Only the lines from the start of the data through the line with "const rTechSum = (rightHomeGrown[techIdxR]" belong in the copy. Restate them word for word, minus the pictures.
+--
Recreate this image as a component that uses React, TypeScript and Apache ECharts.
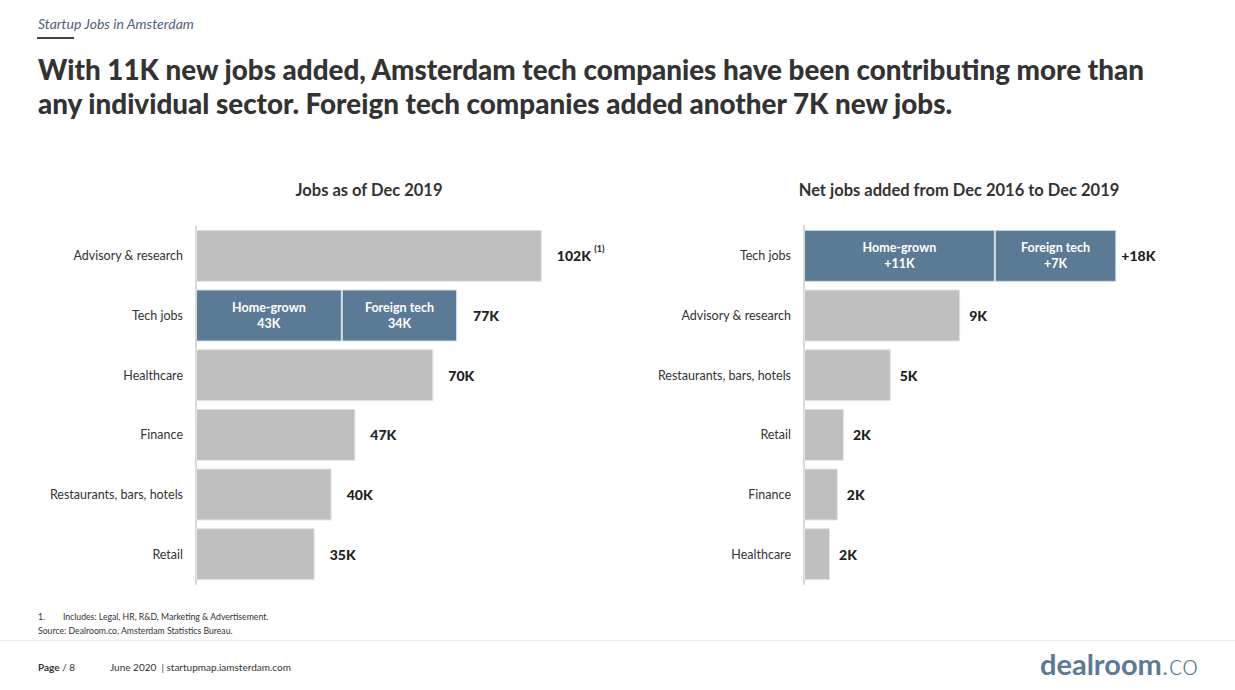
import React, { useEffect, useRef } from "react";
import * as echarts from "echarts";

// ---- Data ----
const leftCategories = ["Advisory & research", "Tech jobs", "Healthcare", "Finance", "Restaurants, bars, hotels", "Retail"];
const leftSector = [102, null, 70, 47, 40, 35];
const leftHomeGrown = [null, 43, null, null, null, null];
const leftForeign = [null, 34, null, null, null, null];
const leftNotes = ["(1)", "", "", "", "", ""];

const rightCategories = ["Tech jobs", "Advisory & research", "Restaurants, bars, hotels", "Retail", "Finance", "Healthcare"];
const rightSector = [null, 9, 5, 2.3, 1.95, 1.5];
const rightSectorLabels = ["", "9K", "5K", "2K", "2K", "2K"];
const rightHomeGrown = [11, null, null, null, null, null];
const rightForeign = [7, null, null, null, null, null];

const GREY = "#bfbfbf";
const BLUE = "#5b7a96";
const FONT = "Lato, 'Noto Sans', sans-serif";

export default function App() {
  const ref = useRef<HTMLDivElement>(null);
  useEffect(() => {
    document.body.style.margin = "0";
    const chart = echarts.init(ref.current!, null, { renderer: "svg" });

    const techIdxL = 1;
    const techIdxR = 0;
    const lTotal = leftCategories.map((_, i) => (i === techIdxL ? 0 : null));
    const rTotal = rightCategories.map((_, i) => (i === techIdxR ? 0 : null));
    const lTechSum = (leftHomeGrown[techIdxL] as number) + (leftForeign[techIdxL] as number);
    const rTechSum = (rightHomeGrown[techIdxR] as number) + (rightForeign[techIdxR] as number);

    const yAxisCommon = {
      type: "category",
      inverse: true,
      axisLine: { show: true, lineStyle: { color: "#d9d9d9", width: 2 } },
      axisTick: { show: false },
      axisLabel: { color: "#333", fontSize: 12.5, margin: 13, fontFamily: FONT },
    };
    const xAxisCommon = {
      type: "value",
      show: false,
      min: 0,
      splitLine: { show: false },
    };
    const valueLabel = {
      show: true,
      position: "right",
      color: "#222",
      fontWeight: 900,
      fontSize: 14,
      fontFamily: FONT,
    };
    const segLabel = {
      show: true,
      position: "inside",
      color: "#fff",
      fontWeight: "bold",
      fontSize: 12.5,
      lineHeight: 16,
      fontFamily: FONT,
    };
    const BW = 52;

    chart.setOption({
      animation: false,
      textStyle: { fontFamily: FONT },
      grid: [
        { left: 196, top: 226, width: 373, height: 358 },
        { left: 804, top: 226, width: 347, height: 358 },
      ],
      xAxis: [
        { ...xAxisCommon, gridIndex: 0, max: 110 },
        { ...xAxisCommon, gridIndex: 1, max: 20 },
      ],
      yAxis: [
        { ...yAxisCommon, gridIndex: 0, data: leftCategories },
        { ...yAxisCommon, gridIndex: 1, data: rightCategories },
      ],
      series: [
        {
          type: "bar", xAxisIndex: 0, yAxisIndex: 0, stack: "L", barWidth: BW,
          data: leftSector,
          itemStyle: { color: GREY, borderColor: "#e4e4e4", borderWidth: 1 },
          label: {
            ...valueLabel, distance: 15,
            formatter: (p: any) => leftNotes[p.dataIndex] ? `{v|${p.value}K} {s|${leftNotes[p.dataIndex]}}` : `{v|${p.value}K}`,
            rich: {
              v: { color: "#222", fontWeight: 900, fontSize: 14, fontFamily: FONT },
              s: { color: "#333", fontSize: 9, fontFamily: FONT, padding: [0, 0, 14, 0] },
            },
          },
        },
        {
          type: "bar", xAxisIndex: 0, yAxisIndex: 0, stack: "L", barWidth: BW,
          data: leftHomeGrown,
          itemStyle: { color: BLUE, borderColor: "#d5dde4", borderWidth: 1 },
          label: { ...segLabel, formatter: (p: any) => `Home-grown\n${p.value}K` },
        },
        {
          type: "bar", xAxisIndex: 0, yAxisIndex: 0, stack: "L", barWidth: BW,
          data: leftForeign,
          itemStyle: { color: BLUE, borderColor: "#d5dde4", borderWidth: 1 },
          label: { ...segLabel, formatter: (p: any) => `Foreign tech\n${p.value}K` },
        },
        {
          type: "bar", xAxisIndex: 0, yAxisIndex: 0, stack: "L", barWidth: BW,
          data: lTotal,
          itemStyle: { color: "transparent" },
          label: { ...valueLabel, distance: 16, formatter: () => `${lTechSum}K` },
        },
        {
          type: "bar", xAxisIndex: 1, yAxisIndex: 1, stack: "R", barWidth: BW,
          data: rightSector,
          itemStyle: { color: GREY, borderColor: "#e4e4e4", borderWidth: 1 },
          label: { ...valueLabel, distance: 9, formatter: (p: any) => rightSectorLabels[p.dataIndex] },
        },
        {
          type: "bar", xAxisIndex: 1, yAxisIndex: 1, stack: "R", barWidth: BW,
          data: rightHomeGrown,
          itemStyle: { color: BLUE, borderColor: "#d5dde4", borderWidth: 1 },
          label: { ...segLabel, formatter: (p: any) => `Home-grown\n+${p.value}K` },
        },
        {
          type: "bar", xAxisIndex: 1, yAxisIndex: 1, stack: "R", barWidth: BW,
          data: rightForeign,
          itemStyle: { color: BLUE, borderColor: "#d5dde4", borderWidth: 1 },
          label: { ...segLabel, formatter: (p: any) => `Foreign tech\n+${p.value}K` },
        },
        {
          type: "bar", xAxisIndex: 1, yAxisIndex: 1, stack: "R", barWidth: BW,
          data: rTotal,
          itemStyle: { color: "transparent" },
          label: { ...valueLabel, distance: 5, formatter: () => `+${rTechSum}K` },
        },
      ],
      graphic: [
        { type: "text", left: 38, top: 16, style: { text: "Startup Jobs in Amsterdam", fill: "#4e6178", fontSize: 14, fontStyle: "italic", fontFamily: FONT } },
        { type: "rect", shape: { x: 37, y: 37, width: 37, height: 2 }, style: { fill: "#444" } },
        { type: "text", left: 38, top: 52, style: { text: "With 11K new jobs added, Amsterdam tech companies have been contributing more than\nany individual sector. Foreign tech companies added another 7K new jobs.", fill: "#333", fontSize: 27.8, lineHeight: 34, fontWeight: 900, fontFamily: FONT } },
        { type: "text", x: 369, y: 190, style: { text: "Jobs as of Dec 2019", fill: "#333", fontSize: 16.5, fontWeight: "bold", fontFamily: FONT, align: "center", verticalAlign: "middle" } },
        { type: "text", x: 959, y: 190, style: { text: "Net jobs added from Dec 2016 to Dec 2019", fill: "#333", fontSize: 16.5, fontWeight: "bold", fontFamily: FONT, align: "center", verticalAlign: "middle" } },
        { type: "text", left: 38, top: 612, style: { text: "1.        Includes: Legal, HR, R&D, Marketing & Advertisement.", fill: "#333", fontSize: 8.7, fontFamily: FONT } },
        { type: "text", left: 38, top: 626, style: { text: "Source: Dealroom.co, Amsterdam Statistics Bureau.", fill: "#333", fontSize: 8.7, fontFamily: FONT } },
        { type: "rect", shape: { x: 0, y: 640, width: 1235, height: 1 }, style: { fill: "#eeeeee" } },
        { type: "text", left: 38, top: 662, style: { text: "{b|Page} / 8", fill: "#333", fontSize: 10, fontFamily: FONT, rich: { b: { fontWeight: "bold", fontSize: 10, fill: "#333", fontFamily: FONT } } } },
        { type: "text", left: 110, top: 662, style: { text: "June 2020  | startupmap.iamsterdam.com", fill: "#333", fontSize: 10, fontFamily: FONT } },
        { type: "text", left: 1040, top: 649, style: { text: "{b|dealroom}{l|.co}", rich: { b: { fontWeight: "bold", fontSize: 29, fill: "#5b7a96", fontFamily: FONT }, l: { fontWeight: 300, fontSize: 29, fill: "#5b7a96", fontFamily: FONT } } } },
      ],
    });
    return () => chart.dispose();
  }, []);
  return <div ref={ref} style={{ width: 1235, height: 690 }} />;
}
+--
SOLVED PROBLEM.
Recreate this image as a component that uses React, TypeScript and Apache ECharts.
import React, { useEffect, useRef } from "react";
import * as echarts from "echarts";

// ---- Data ----
const leftCategories = ["Advisory & research", "Tech jobs", "Healthcare", "Finance", "Restaurants, bars, hotels", "Retail"];
const leftSector = [102, null, 70, 47, 40, 35];
const leftHomeGrown = [null, 43, null, null, null, null];
const leftForeign = [null, 34, null, null, null, null];
const leftNotes = ["(1)", "", "", "", "", ""];

const rightCategories = ["Tech jobs", "Advisory & research", "Restaurants, bars, hotels", "Retail", "Finance", "Healthcare"];
const rightSector = [null, 9, 5, 2.3, 1.95, 1.5];
const rightSectorLabels = ["", "9K", "5K", "2K", "2K", "2K"];
const rightHomeGrown = [11, null, null, null, null, null];
const rightForeign = [7, null, null, null, null, null];

const GREY = "#bfbfbf";
const BLUE = "#5b7a96";
const FONT = "Lato, 'Noto Sans', sans-serif";

export default function App() {
  const ref = useRef<HTMLDivElement>(null);
  useEffect(() => {
    document.body.style.margin = "0";
    const chart = echarts.init(ref.current!, null, { renderer: "svg" });

    const techIdxL = 1;
    const techIdxR = 0;
    const lTotal = leftCategories.map((_, i) => (i === techIdxL ? 0 : null));
    const rTotal = rightCategories.map((_, i) => (i === techIdxR ? 0 : null));
    const lTechSum = (leftHomeGrown[techIdxL] as number) + (leftForeign[techIdxL] as number);
    const rTechSum = (rightHomeGrown[techIdxR] as number) + (rightForeign[techIdxR] as number);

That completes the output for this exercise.